- YOUR GOAL: Please print exactly the lines below, from the start of the material up to and including the line with "PW, PH = W - ML - MR, H - MT - MB", but none of the pictures.

- ENTRIES SUPPLIED:
┄┄┄┄┄┄
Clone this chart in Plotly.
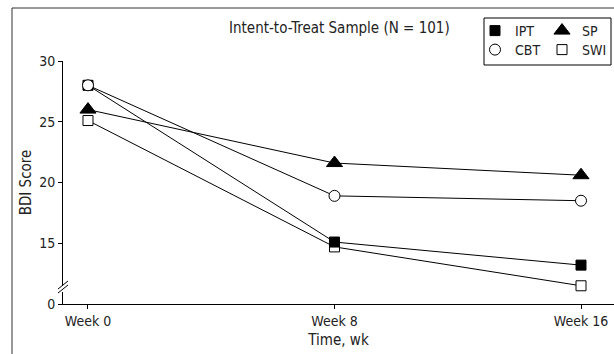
import plotly.graph_objects as go

# ---- data ----
weeks = [0, 8, 16]
week_labels = ["Week 0", "Week 8", "Week 16"]
ipt = [28.0, 15.1, 13.2]
sp = [26.0, 21.6, 20.6]
cbt = [28.0, 18.9, 18.5]
swi = [25.1, 14.7, 11.5]
y_tick_vals = [10, 15, 20, 25, 30]
y_tick_text = ["0", "15", "20", "25", "30"]

FONT = "DejaVu Sans Condensed, Liberation Sans Narrow, sans-serif"
TXT = "#222222"

W, H = 614, 354
ML, MR, MT, MB = 63, 0, 61, 50
PW, PH = W - ML - MR, H - MT - MB


def px(x):
    return (x - ML) / PW


def py(y):
    return (H - MB - y) / PH


fig = go.Figure()

series = [
    ("SWI", swi, "square", "white", 10),
    ("IPT", ipt, "square", "black", 10),
    ("SP", sp, "triangle-up", "black", 14),
    ("CBT", cbt, "circle", "white", 11),
]
for name, vals, sym, fill, size in series:
    fig.add_trace(go.Scatter(
        x=weeks, y=vals, mode="lines+markers", name=name,
        line=dict(color="black", width=1),
        marker=dict(symbol=sym, size=size, color=fill,
                    line=dict(color="black", width=1)),
        showlegend=False, cliponaxis=False, hoverinfo="skip",
    ))

# legend-only entries (row-major order as in the reference)
for name, sym, fill, size, lg in [
    ("IPT", "square", "black", 10, "legend"),
    ("SP", "triangle-up", "black", 14, "legend"),
    ("CBT", "circle", "white", 11, "legend2"),
    ("SWI", "square", "white", 10, "legend2"),
]:
    fig.add_trace(go.Scatter(
        x=[None], y=[None], mode="markers", name=name, legend=lg,
        marker=dict(symbol=sym, size=size, color=fill,
                    line=dict(color="black", width=1)),
        showlegend=True,
    ))

shapes = [
    # outer frame
    dict(type="line", xref="paper", yref="paper", x0=px(12), x1=px(12),
         y0=-1, y1=py(8), line=dict(color="#333", width=1)),
    dict(type="line", xref="paper", yref="paper", x0=px(12), x1=1.3,
         y0=py(8), y1=py(8), line=dict(color="#333", width=1)),
    # legend box
    dict(type="rect", xref="paper", yref="paper", x0=px(484), x1=px(611),
         y0=py(65), y1=py(18), line=dict(color="black", width=1),
         fillcolor="rgba(0,0,0,0)"),
    # axis break: gap and slashes
    dict(type="rect", xref="paper", yref="paper", x0=px(61), x1=px(65),
         y0=py(292), y1=py(286), line=dict(width=0), fillcolor="white"),
    dict(type="line", xref="paper", yref="paper", x0=px(58), y0=py(293),
         x1=px(68), y1=py(285), line=dict(color="black", width=1)),
    dict(type="line", xref="paper", yref="paper", x0=px(58), y0=py(289),
         x1=px(68), y1=py(281), line=dict(color="black", width=1)),
]

fig.update_layout(
    width=W, height=H, autosize=False,
    margin=dict(l=ML, r=MR, t=MT, b=MB, pad=0, autoexpand=False),
    plot_bgcolor="white", paper_bgcolor="white",
    font=dict(family=FONT, size=14, color=TXT),
    shapes=shapes,
    hovermode=False,
    annotations=[dict(
        text="Intent-to-Treat Sample (N = 101)", xref="paper", yref="paper",
        x=px(339), y=py(28), xanchor="center", yanchor="middle",
        showarrow=False, font=dict(family=FONT, size=15, color=TXT),
    )],
    legend=dict(orientation="h", x=px(475), y=py(31), xanchor="left",
                yanchor="middle", bgcolor="rgba(0,0,0,0)", borderwidth=0,
                entrywidth=22, entrywidthmode="pixels", itemwidth=30,
                font=dict(family=FONT, size=14, color=TXT)),
    legend2=dict(orientation="h", x=px(475), y=py(50), xanchor="left",
                 yanchor="middle", bgcolor="rgba(0,0,0,0)", borderwidth=0,
                 entrywidth=22, entrywidthmode="pixels", itemwidth=30,
                 font=dict(family=FONT, size=14, color=TXT)),
    xaxis=dict(
        range=[-0.811, 17.071], tickvals=weeks, ticktext=week_labels,
        showline=True, linecolor="black", linewidth=1, mirror=False,
        ticks="outside", ticklen=4, tickcolor="black", tickwidth=1,
        showgrid=False, zeroline=False, automargin=False,
        title=dict(text="Time, wk", standoff=6,
                   font=dict(family=FONT, size=15, color=TXT)),
        tickfont=dict(family=FONT, size=14, color=TXT),
    ),
    yaxis=dict(
        range=[10, 30], tickvals=y_tick_vals, ticktext=y_tick_text,
        showline=True, linecolor="black", linewidth=1,
        ticks="outside", ticklen=4, tickcolor="black", tickwidth=1,
        showgrid=False, zeroline=False, automargin=False,
        title=dict(text="BDI Score", standoff=3,
                   font=dict(family=FONT, size=15, color=TXT)),
        tickfont=dict(family=FONT, size=14, color=TXT),
    ),
)

fig.write_html("out.html", config={"displayModeBar": False},
               post_script="document.body.style.margin='0px';")
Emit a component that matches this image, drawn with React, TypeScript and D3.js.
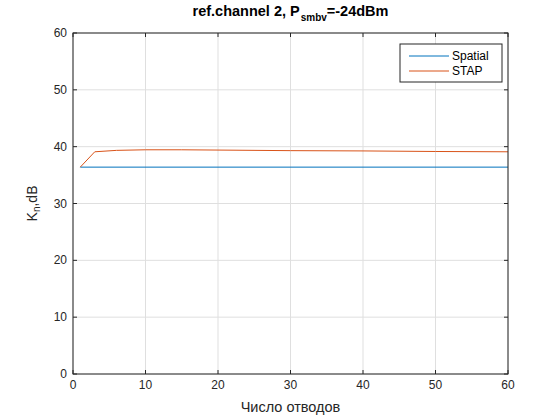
import * as d3 from 'd3';

// data
const spatialX = [1, 60];
const spatialY = [36.4, 36.4];
const stapX = [1, 3, 6, 10, 15, 20, 30, 40, 50, 60];
const stapY = [36.4, 39.1, 39.35, 39.45, 39.45, 39.4, 39.3, 39.25, 39.15, 39.1];
const xTicks = [0, 10, 20, 30, 40, 50, 60];
const yTicks = [0, 10, 20, 30, 40, 50, 60];
const seriesNames = ['Spatial', 'STAP'];
const seriesColors = ['#0072bd', '#d95319'];

const W = 560;
const H = 420;
const m = { left: 73, right: 52, top: 33, bottom: 46 };
const font = 'Arial, "Liberation Sans", Helvetica, sans-serif';

export default function App() {
  const x = d3.scaleLinear().domain([0, 60]).range([m.left, W - m.right]);
  const y = d3.scaleLinear().domain([0, 60]).range([H - m.bottom, m.top]);
  const line = d3.line<[number, number]>().x(d => x(d[0])).y(d => y(d[1]));
  const series = [
    spatialX.map((v, i) => [v, spatialY[i]] as [number, number]),
    stapX.map((v, i) => [v, stapY[i]] as [number, number]),
  ];
  const [x0, x1] = x.range();
  const [y0, y1] = y.range();

  return (
    <svg width={W} height={H} style={{ position: 'absolute', left: 0, top: 0, background: '#fff' }} fontFamily={font}>
      <rect x={0} y={0} width={W} height={H} fill="#fff" />
      {/* grid */}
      {xTicks.map(t => (
        <line key={'gx' + t} x1={x(t)} x2={x(t)} y1={y1} y2={y0} stroke="#dfdfdf" strokeWidth={1} />
      ))}
      {yTicks.map(t => (
        <line key={'gy' + t} x1={x0} x2={x1} y1={y(t)} y2={y(t)} stroke="#dfdfdf" strokeWidth={1} />
      ))}
      {/* lines */}
      {series.map((s, i) => (
        <path key={i} d={line(s) || ''} fill="none" stroke={seriesColors[i]} strokeWidth={1} />
      ))}
      {/* axes box */}
      <rect x={x0} y={y1} width={x1 - x0} height={y0 - y1} fill="none" stroke="#262626" strokeWidth={1} />
      {/* ticks */}
      {xTicks.map(t => (
        <g key={'tx' + t}>
          <line x1={x(t)} x2={x(t)} y1={y0} y2={y0 - 4} stroke="#262626" />
          <line x1={x(t)} x2={x(t)} y1={y1} y2={y1 + 4} stroke="#262626" />
          <text x={x(t)} y={y0 + 15} textAnchor="middle" fontSize={12} fill="#262626">{t}</text>
        </g>
      ))}
      {yTicks.map(t => (
        <g key={'ty' + t}>
          <line x1={x0} x2={x0 + 4} y1={y(t)} y2={y(t)} stroke="#262626" />
          <line x1={x1} x2={x1 - 4} y1={y(t)} y2={y(t)} stroke="#262626" />
          <text x={x0 - 6} y={y(t) + 4} textAnchor="end" fontSize={12} fill="#262626">{t}</text>
        </g>
      ))}
      {/* title */}
      <text x={(x0 + x1) / 2} y={16} textAnchor="middle" fontSize={14.5} fontWeight="bold" fill="#000">
        ref.channel 2, P<tspan fontSize={10} dx={1} dy={5}>smbv</tspan><tspan dy={-5}>=-24dBm</tspan>
      </text>
      {/* x label */}
      <text x={(x0 + x1) / 2} y={412} textAnchor="middle" fontSize={14.5} fill="#262626">Число отводов</text>
      {/* y label */}
      <text transform={`translate(37,${(y0 + y1) / 2}) rotate(-90)`} textAnchor="middle" fontSize={14} fill="#262626">
        K<tspan fontSize={10} dy={3}>n</tspan><tspan dy={-3}>,dB</tspan>
      </text>
      {/* legend */}
      <rect x={400} y={44} width={102} height={38} fill="#fff" stroke="#262626" strokeWidth={1} />
      {seriesNames.map((n, i) => (
        <g key={n}>
          <line x1={409} x2={449} y1={56 + i * 15} y2={56 + i * 15} stroke={seriesColors[i]} strokeWidth={1} />
          <text x={452} y={60 + i * 15} fontSize={12} fill="#000">{n}</text>
        </g>
      ))}
    </svg>
  );
}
┄┄┄┄┄┄
- SOLVED PROBLEM:
Clone this chart in Plotly.
import plotly.graph_objects as go

# ---- data ----
weeks = [0, 8, 16]
week_labels = ["Week 0", "Week 8", "Week 16"]
ipt = [28.0, 15.1, 13.2]
sp = [26.0, 21.6, 20.6]
cbt = [28.0, 18.9, 18.5]
swi = [25.1, 14.7, 11.5]
y_tick_vals = [10, 15, 20, 25, 30]
y_tick_text = ["0", "15", "20", "25", "30"]

FONT = "DejaVu Sans Condensed, Liberation Sans Narrow, sans-serif"
TXT = "#222222"

W, H = 614, 354
ML, MR, MT, MB = 63, 0, 61, 50
PW, PH = W - ML - MR, H - MT - MB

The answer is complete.